The term “loyal beasts” immediately calls to mind Daenerys and her dragons — all three of which, as demonstrated in this episode, are indeed loyal and beastly. They think of Daenerys as their mother, the one who has nurtured and cared for them. They do what she commands because she is a woman who has shown them respect and care. (Yet another hint that women are much more equipped to effectively take charge.) Ramsay, on the other hand, is the worst kind of man imaginable. He totally lacks Daenerys’s maternal qualities, as well as any ability to see another creature — human or otherwise — as worthy of empathy. As many pet owners know, most dogs won’t bite the hand that feeds them. But Ramsay has stopped feeding his dogs, literally and metaphorically. Therefore, just like their master, they don’t care who they bite.
Ramsay is also convinced that no matter what happens to him, he will not be forgotten. “You can’t kill me,” he says to Sansa. “I’m part of you now.” That second comment is a reminder of something Sansa said to Littlefinger a few episodes ago, in reference to Ramsay: “I can still feel what he did in my body, standing here right now.” In an utterly horrible way, Ramsay did change her. And the change is permanent.

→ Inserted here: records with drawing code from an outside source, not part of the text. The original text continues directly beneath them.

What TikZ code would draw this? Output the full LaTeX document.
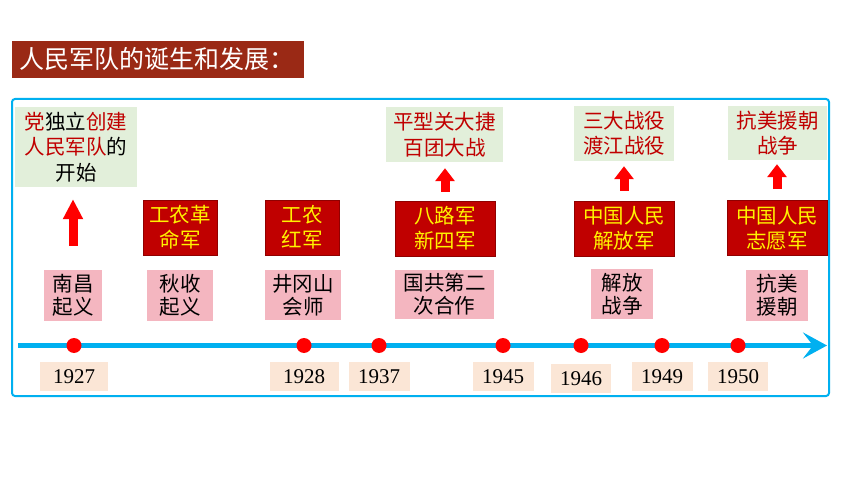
\documentclass[tikz,border=0pt]{standalone}
\usepackage{fontspec}
\setmainfont{Liberation Serif}
\newfontfamily\cjk{Noto Sans CJK SC}
\usetikzlibrary{arrows.meta, positioning}
\definecolor{lineblue}{HTML}{00B0F0}
\definecolor{titlered}{HTML}{9A2915}
\definecolor{armyred}{HTML}{C00000}
\definecolor{eventpink}{HTML}{F4B6C0}
\definecolor{battlegreen}{HTML}{E2EFDA}
\definecolor{yearpeach}{HTML}{FBE6D6}
\definecolor{textred}{HTML}{C00000}
\tikzstyle{event} = [rectangle, fill=eventpink, align=center, inner sep=2pt, minimum height=51pt, font=\cjk\fontsize{20.5}{23}\selectfont]
\tikzstyle{army} = [rectangle, fill=armyred, draw=armyred!75!black, line width=0.6pt, text=yellow, align=center, inner sep=2pt, minimum width=100pt, minimum height=55pt, font=\cjk\fontsize{20.5}{25}\selectfont]
\tikzstyle{battle} = [rectangle, fill=battlegreen, text=textred, align=center, inner sep=2pt, minimum height=55pt, font=\cjk\fontsize{20.5}{25.5}\selectfont]
\tikzstyle{year} = [rectangle, fill=yearpeach, minimum width=61pt, minimum height=29pt, inner sep=1pt, font=\fontsize{21}{24}\selectfont]
\tikzstyle{yeardot} = [circle, fill=red, minimum size=15pt, inner sep=0pt]
\tikzstyle{rise} = [line width=9pt, red, -{Triangle[width=19pt, length=13pt]}]
\tikzstyle{timeline} = [line width=4.5pt, lineblue, -{Stealth[length=24pt, width=26pt, inset=10pt]}]
\begin{document}
\begin{tikzpicture}[x=1pt, y=-1pt]

	\fill[white] (0,0) rectangle (860,484);
	\useasboundingbox (0,0) rectangle (860,484);

	% Title
	\node (title) [anchor=west, fill=titlered, text=white, text width=278pt, inner xsep=7pt, minimum height=37pt, font=\cjk\fontsize{25}{28}\selectfont] at (12,59.5) {人民军队的诞生和发展：};

	% Frame
	\draw[lineblue, line width=2pt, rounded corners=3pt] (12,99) rectangle (829,396);

	% Timeline
	\coordinate (line_start) at (18,345.5);
	\coordinate (line_end) at (827,345.5);
	\draw[timeline] (line_start) -- (line_end);

	\node (dot1927) [yeardot] at (74,345.5) {};
	\node (dot1928) [yeardot] at (304,345.5) {};
	\node (dot1937) [yeardot] at (379,345.5) {};
	\node (dot1945) [yeardot] at (503,345.5) {};
	\node (dot1946) [yeardot] at (581,345.5) {};
	\node (dot1949) [yeardot] at (662,345.5) {};
	\node (dot1950) [yeardot] at (738,345.5) {};

	% Years
	\node (y1927) [year, minimum width=68pt, below=8.5pt of dot1927] {1927};
	\node (y1928) [year, minimum width=69pt, below=8.5pt of dot1928] {1928};
	\node (y1937) [year, below=8.5pt of dot1937] {1937};
	\node (y1945) [year, below=8.5pt of dot1945] {1945};
	\node (y1946) [year, minimum width=60pt, below=10.5pt of dot1946] {1946};
	\node (y1949) [year, below=8.5pt of dot1949] {1949};
	\node (y1950) [year, minimum width=60pt, below=8.5pt of dot1950] {1950};

	% Events
	\node (nanchang) [event, minimum width=58pt] at (73,295.5) {南昌\\起义};
	\node (qiushou) [event, minimum width=66pt] at (180,295.5) {秋收\\起义};
	\node (jinggang) [event, minimum width=76pt, minimum height=50pt] at (303,295) {井冈山\\会师};
	\node (guogong) [event, minimum width=99pt, minimum height=49pt] at (444.5,294.5) {国共第二\\次合作};
	\node (jiefang) [event, minimum width=62pt, minimum height=50pt] at (622,294) {解放\\战争};
	\node (kangmei) [event, minimum width=62pt] at (777,295.5) {抗美\\援朝};

	% Armies
	\node (gongnong) [army, minimum width=74pt] at (180,227.5) {工农革\\命军};
	\node (hongjun) [army, minimum width=74pt] at (302,227.5) {工农\\红军};
	\node (balu) [army] at (445,228.5) {八路军\\新四军};
	\node (jiefangjun) [army] at (624,228.5) {中国人民\\解放军};
	\node (zhiyuan) [army] at (777,228) {中国人民\\志愿军};

	% Battles
	\node (party) [battle, text=black, minimum width=122pt, minimum height=80pt] at (76,147) {\textcolor{textred}{党}独立\textcolor{textred}{创建}\\\textcolor{textred}{人民军队}的\\开始};
	\node (pingxing) [battle, minimum width=117pt] at (444.5,134.5) {平型关大捷\\百团大战};
	\node (sanda) [battle, minimum width=100pt] at (624,133.5) {三大战役\\渡江战役};
	\node (kangzhan) [battle, minimum width=99pt, minimum height=54pt] at (777.5,133) {抗美援朝\\战争};

	% Arrows
	\draw[rise, -{Triangle[width=19pt, length=20pt]}, shorten <=24pt, shorten >=12pt] (nanchang.north) -- (nanchang.north|-party.south);
	\draw[rise, shorten <=9pt, shorten >=6pt] (balu.north) -- (balu.north|-pingxing.south);
	\draw[rise, shorten <=10pt, shorten >=5pt] (jiefangjun.north) -- (jiefangjun.north|-sanda.south);
	\draw[rise, shorten <=11pt, shorten >=4pt] (zhiyuan.north) -- (zhiyuan.north|-kangzhan.south);

\end{tikzpicture}
\end{document}
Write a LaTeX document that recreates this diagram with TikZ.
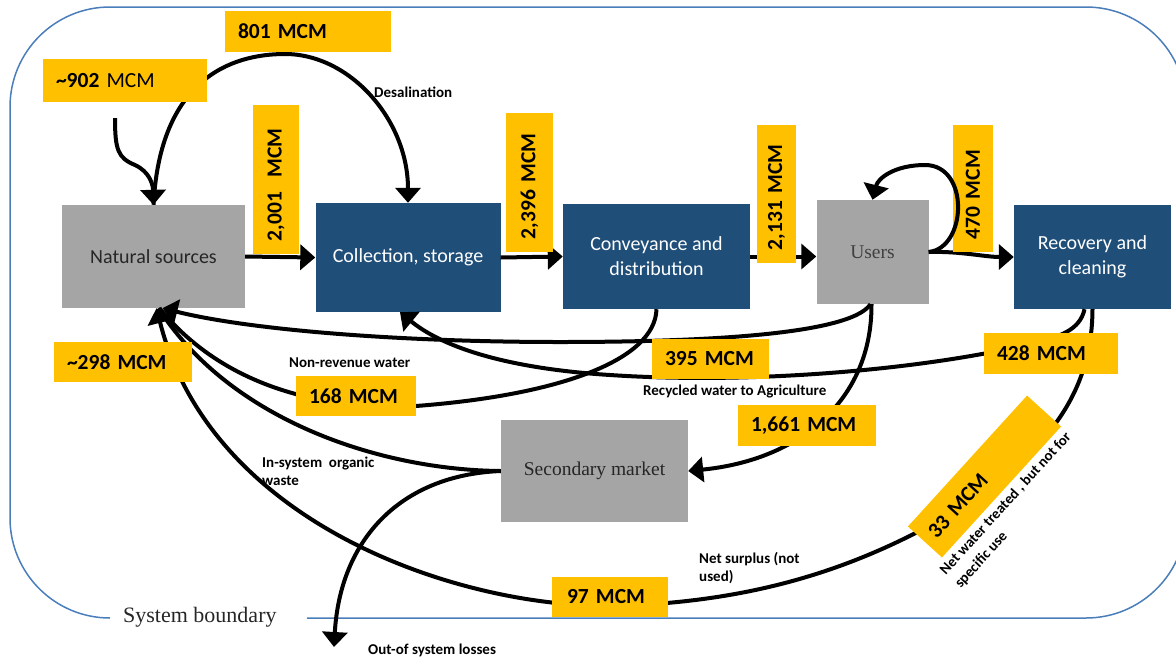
\documentclass[tikz,border=0pt]{standalone}
\usepackage{fontspec}
\setmainfont{Carlito}
\newfontfamily\serifff{Liberation Serif}
\usetikzlibrary{arrows.meta,calc}
\definecolor{ybox}{HTML}{FFC000}
\definecolor{dblue}{HTML}{1F4E79}
\definecolor{gbox}{HTML}{A5A5A5}
\definecolor{bnd}{HTML}{4A7EBB}
\definecolor{gtext}{HTML}{262626}
\begin{document}
\begin{tikzpicture}[x=1pt,y=-1pt,
  flow/.style={line width=4pt, draw=black},
  arr/.style={flow, -{Triangle[length=15pt,width=25pt]}},
  bluebox/.style={fill=dblue, text=white, font=\fontsize{20}{25}\selectfont, align=center, inner sep=0pt},
  greybox/.style={fill=gbox, inner sep=0pt, text=gtext},
  ylab/.style={fill=ybox, font=\bfseries\fontsize{21.5}{25}\selectfont, inner xsep=13pt, inner ysep=0pt, align=left},
  note/.style={font=\bfseries\fontsize{15}{18}\selectfont, inner sep=0pt, align=left},
]
\useasboundingbox (0,0) rectangle (1176,657);
% system boundary
\draw[bnd, line width=1.5pt, rounded corners=100pt] (307,618) -- (1186,618) -- (1186,7) -- (10,7) -- (10,618) -- (110,618);
\node[anchor=base west, inner sep=0pt, font=\serifff\fontsize{22}{26}\selectfont, text=black!85] (sb) at (123,622) {System boundary};

% main boxes
\node[greybox, minimum width=183pt, minimum height=103pt, font=\fontsize{20}{24}\selectfont] (nat) at (153.5,256.5) {Natural sources};
\node[bluebox, minimum width=185pt, minimum height=109pt] (col) at (408,257.5) {Collection, storage};
\node[bluebox, minimum width=187pt, minimum height=105pt] (conv) at (656.5,256.5) {Conveyance and\\distribution};
\node[greybox, minimum width=112pt, minimum height=104pt, text=black!75, font=\serifff\fontsize{19.5}{24}\selectfont] (users) at (872.5,252) {Users};
\node[bluebox, minimum width=157pt, minimum height=104pt] (rec) at (1092.5,257) {Recovery and\\cleaning};
\node[greybox, minimum width=187pt, minimum height=102pt, font=\serifff\fontsize{19.5}{24}\selectfont] (sec) at (594.5,471) {Secondary market};

\coordinate (src) at (115,118);
\coordinate (loss) at (334,647);

% connectors
\draw[arr] (src) .. controls (115,150) and (118,158) .. (135,165) .. controls (150,172) and (153,185) .. (nat.north);
\draw[arr] (nat.north) .. controls (160,80) and (230,54) .. (285,54) .. controls (350,54) and (408,120) .. (col.north);
\draw[arr] (nat.east) -- (col.west);
\draw[arr] (col.east) -- (conv.west);
\draw[arr] (conv.east) -- (conv.east -| users.west);
\draw[arr] (users.east) .. controls (960,251) and (985,257) .. (rec.west);
\draw[arr] ([xshift=-8pt]rec.south) .. controls (1080,330) and (1060,337) .. (1030,344) .. controls (930,368) and (760,385) .. (610,375) .. controls (500,368) and (440,345) .. ([xshift=-8pt]col.south);
\draw[flow] (conv.south) .. controls (655,360) and (560,395) .. (416,406) .. controls (340,410) and (230,395) .. ([xshift=6pt]nat.south);
\draw[flow] (sec.west) .. controls (380,470) and (230,420) .. ([xshift=5pt]nat.south);
\draw[arr] (rec.south) .. controls (1092,400) and (1040,460) .. (940,520) .. controls (850,570) and (750,603) .. (610,606) .. controls (450,606) and (210,520) .. ([xshift=3pt]nat.south);
\draw[arr] ([xshift=-2pt]users.south) .. controls (850,335) and (700,342) .. (560,342) .. controls (400,342) and (250,330) .. ([xshift=9pt]nat.south);
\draw[arr] ([xshift=-1pt]users.south) .. controls (872,400) and (800,460) .. (sec.east);
\draw[arr] (sec.west) .. controls (400,475) and (340,540) .. (loss);

% value labels
\node[ylab, text width=140pt, minimum height=41pt] (l801) at (308,31.5) {801 MCM};
\node[ylab, text width=138pt, minimum height=43pt] (l902) at (125,80.5) {\textasciitilde902 {\mdseries MCM}};
\node[ylab, rotate=90, text width=123pt, minimum height=46pt] (l2001) at (276,179.5) {2,001\ \ MCM};
\node[ylab, rotate=90, text width=113pt, minimum height=47pt] (l2396) at (529.5,182.5) {2,396 MCM};
\node[ylab, rotate=90, text width=112pt, minimum height=39pt] (l2131) at (776.5,194) {2,131 MCM};
\node[ylab, rotate=90, text width=101pt, minimum height=40pt] (l470) at (973,188.5) {470 MCM};
\node[ylab, text width=112pt, minimum height=40pt] (l298) at (123,362) {\textasciitilde298 MCM};
\node[ylab, text width=94pt, minimum height=40pt] (l168) at (356,396) {168 MCM};
\node[ylab, text width=91pt, minimum height=40pt] (l395) at (710.5,359) {395 MCM};
\node[ylab, text width=108pt, minimum height=41pt] (l428) at (1051,353.5) {428 MCM};
\node[ylab, text width=112pt, minimum height=41pt] (l1661) at (807,425.5) {1,661 MCM};
\node[ylab, inner xsep=15pt, text width=86pt, minimum height=40pt] (l97) at (610,597) {97 MCM};
\node[ylab, rotate=47.7, inner xsep=10pt, text width=157pt, minimum height=46pt] (l33) at (984.5,476.5) {33 MCM};

% self loop on users
\draw[arr] (users.east) .. controls (967,248) and (970,165) .. (925,165) .. controls (895,165) and (878,178) .. (users.north);

% notes
\node[note, anchor=base west] (tdes) at (374,97) {Desalination};
\node[note, anchor=base west] (tnrw) at (289,367) {Non-revenue water};
\node[note, anchor=base west] (trec) at (643,395) {Recycled water to Agriculture};
\node[note, anchor=north west] (torg) at (262,457) {In-system\ \ organic\\waste};
\node[note, anchor=north west] (tsur) at (699,552) {Net surplus (not\\used)};
\node[note, anchor=base west] (tout) at (368,654) {Out-of system losses};
\node[note, anchor=north west, rotate=47.7, font=\bfseries\fontsize{14.8}{20}\selectfont] (tnet) at (938,568.5) {Net water treated , but not for\\specific use};
\end{tikzpicture}
\end{document}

To her credit, Sansa won’t give Ramsay the satisfaction of thinking he’s had a lasting impact on her, or on anything else. “Your words will disappear,” she promises. “Your house will disappear. Your name will disappear. All memory of you will disappear.”
However, her reaction to his death suggests that isn’t true. Compare the way Sansa responded to Joffrey’s poisoning — with a look of horror and an immediate decision to flee — to the way she responds to Ramsay’s demise. She doesn’t look away as he is devoured. She doesn’t even flinch. After watching this pack of hungry dogs eat a human being alive — even a human as irredeemable as Ramsay — she doesn’t look bothered in the least when she finally walks away. She smiles.
Ramsay Bolton is dead, and Sansa Stark helped kill him. But the bastard was right: At least some part of her is ruthless. And she got that way because of him.